WHAT TO DO: For this exercise, repeat all of the material verbatim apart from its images.
---
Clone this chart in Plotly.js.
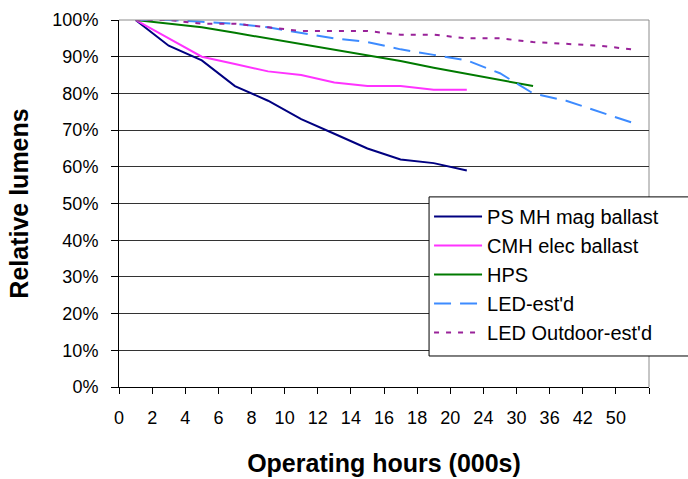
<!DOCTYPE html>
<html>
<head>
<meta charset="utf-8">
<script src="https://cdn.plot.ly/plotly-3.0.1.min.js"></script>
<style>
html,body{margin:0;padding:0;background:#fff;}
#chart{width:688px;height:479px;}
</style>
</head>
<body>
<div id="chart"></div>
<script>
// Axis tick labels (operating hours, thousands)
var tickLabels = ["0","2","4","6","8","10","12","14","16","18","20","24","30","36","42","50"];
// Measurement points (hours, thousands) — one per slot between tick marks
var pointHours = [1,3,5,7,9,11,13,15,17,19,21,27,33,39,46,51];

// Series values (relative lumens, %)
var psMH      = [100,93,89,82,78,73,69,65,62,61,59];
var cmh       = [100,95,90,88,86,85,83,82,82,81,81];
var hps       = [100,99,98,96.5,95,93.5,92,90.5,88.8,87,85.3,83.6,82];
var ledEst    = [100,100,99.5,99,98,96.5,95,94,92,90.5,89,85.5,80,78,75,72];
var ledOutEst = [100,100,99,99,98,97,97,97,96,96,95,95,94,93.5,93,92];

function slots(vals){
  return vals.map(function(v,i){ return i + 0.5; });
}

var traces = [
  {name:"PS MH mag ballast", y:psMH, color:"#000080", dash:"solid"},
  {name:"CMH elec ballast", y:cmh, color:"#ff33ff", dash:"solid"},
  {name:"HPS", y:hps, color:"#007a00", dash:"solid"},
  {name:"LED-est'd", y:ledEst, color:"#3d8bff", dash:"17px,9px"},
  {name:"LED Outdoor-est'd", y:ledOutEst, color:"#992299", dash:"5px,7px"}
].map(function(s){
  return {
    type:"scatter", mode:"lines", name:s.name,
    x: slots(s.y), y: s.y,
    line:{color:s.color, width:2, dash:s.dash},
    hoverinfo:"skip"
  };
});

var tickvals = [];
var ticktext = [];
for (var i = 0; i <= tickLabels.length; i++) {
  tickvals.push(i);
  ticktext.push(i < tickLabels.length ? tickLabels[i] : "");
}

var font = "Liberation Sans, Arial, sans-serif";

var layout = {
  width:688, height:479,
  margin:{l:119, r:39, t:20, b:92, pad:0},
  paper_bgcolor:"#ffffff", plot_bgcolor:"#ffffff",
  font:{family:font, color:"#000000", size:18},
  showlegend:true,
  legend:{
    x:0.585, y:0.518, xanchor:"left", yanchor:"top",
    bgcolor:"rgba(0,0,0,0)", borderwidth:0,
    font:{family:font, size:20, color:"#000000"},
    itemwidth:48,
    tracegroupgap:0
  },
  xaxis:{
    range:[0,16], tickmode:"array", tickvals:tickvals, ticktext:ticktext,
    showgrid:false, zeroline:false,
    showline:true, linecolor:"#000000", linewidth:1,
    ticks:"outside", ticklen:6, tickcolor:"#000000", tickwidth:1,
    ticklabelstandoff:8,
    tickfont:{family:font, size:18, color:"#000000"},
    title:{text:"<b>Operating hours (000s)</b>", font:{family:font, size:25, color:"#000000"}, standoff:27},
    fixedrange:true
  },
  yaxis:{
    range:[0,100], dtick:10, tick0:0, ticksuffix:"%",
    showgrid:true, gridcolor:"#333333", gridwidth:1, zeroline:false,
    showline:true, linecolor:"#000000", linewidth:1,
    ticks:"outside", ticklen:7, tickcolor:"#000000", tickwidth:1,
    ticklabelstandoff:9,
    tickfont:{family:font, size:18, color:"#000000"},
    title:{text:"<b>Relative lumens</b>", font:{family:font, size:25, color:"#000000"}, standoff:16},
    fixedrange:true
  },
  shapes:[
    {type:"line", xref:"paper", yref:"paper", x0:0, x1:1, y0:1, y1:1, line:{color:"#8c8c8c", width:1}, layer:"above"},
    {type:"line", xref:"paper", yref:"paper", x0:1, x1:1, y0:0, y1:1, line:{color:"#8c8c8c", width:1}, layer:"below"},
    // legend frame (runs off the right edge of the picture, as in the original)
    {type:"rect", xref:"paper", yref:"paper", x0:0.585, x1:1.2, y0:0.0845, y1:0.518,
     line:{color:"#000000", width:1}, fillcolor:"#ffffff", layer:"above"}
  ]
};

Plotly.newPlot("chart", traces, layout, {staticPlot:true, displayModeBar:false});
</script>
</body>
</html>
---
SOLUTION TO THIS EXERCISE:
Clone this chart in Plotly.js.
<!DOCTYPE html>
<html>
<head>
<meta charset="utf-8">
<script src="https://cdn.plot.ly/plotly-3.0.1.min.js"></script>
<style>
html,body{margin:0;padding:0;background:#fff;}
#chart{width:688px;height:479px;}
</style>
</head>
<body>
<div id="chart"></div>
<script>
// Axis tick labels (operating hours, thousands)
var tickLabels = ["0","2","4","6","8","10","12","14","16","18","20","24","30","36","42","50"];
// Measurement points (hours, thousands) — one per slot between tick marks
var pointHours = [1,3,5,7,9,11,13,15,17,19,21,27,33,39,46,51];

// Series values (relative lumens, %)
var psMH      = [100,93,89,82,78,73,69,65,62,61,59];
var cmh       = [100,95,90,88,86,85,83,82,82,81,81];
var hps       = [100,99,98,96.5,95,93.5,92,90.5,88.8,87,85.3,83.6,82];
var ledEst    = [100,100,99.5,99,98,96.5,95,94,92,90.5,89,85.5,80,78,75,72];
var ledOutEst = [100,100,99,99,98,97,97,97,96,96,95,95,94,93.5,93,92];

function slots(vals){
  return vals.map(function(v,i){ return i + 0.5; });
}

var traces = [
  {name:"PS MH mag ballast", y:psMH, color:"#000080", dash:"solid"},
  {name:"CMH elec ballast", y:cmh, color:"#ff33ff", dash:"solid"},
  {name:"HPS", y:hps, color:"#007a00", dash:"solid"},
  {name:"LED-est'd", y:ledEst, color:"#3d8bff", dash:"17px,9px"},
  {name:"LED Outdoor-est'd", y:ledOutEst, color:"#992299", dash:"5px,7px"}
].map(function(s){
  return {
    type:"scatter", mode:"lines", name:s.name,
    x: slots(s.y), y: s.y,
    line:{color:s.color, width:2, dash:s.dash},
    hoverinfo:"skip"
  };
});

var tickvals = [];
var ticktext = [];
for (var i = 0; i <= tickLabels.length; i++) {
  tickvals.push(i);
  ticktext.push(i < tickLabels.length ? tickLabels[i] : "");
}

var font = "Liberation Sans, Arial, sans-serif";

var layout = {
  width:688, height:479,
  margin:{l:119, r:39, t:20, b:92, pad:0},
  paper_bgcolor:"#ffffff", plot_bgcolor:"#ffffff",
  font:{family:font, color:"#000000", size:18},
  showlegend:true,
  legend:{
    x:0.585, y:0.518, xanchor:"left", yanchor:"top",
    bgcolor:"rgba(0,0,0,0)", borderwidth:0,
    font:{family:font, size:20, color:"#000000"},
    itemwidth:48,
    tracegroupgap:0
  },
  xaxis:{
    range:[0,16], tickmode:"array", tickvals:tickvals, ticktext:ticktext,
    showgrid:false, zeroline:false,
    showline:true, linecolor:"#000000", linewidth:1,
    ticks:"outside", ticklen:6, tickcolor:"#000000", tickwidth:1,
    ticklabelstandoff:8,
    tickfont:{family:font, size:18, color:"#000000"},
    title:{text:"<b>Operating hours (000s)</b>", font:{family:font, size:25, color:"#000000"}, standoff:27},
    fixedrange:true
  },
  yaxis:{
    range:[0,100], dtick:10, tick0:0, ticksuffix:"%",
    showgrid:true, gridcolor:"#333333", gridwidth:1, zeroline:false,
    showline:true, linecolor:"#000000", linewidth:1,
    ticks:"outside", ticklen:7, tickcolor:"#000000", tickwidth:1,
    ticklabelstandoff:9,
    tickfont:{family:font, size:18, color:"#000000"},
    title:{text:"<b>Relative lumens</b>", font:{family:font, size:25, color:"#000000"}, standoff:16},
    fixedrange:true
  },
  shapes:[
    {type:"line", xref:"paper", yref:"paper", x0:0, x1:1, y0:1, y1:1, line:{color:"#8c8c8c", width:1}, layer:"above"},
    {type:"line", xref:"paper", yref:"paper", x0:1, x1:1, y0:0, y1:1, line:{color:"#8c8c8c", width:1}, layer:"below"},
    // legend frame (runs off the right edge of the picture, as in the original)
    {type:"rect", xref:"paper", yref:"paper", x0:0.585, x1:1.2, y0:0.0845, y1:0.518,
     line:{color:"#000000", width:1}, fillcolor:"#ffffff", layer:"above"}
  ]
};

Plotly.newPlot("chart", traces, layout, {staticPlot:true, displayModeBar:false});
</script>
</body>
</html>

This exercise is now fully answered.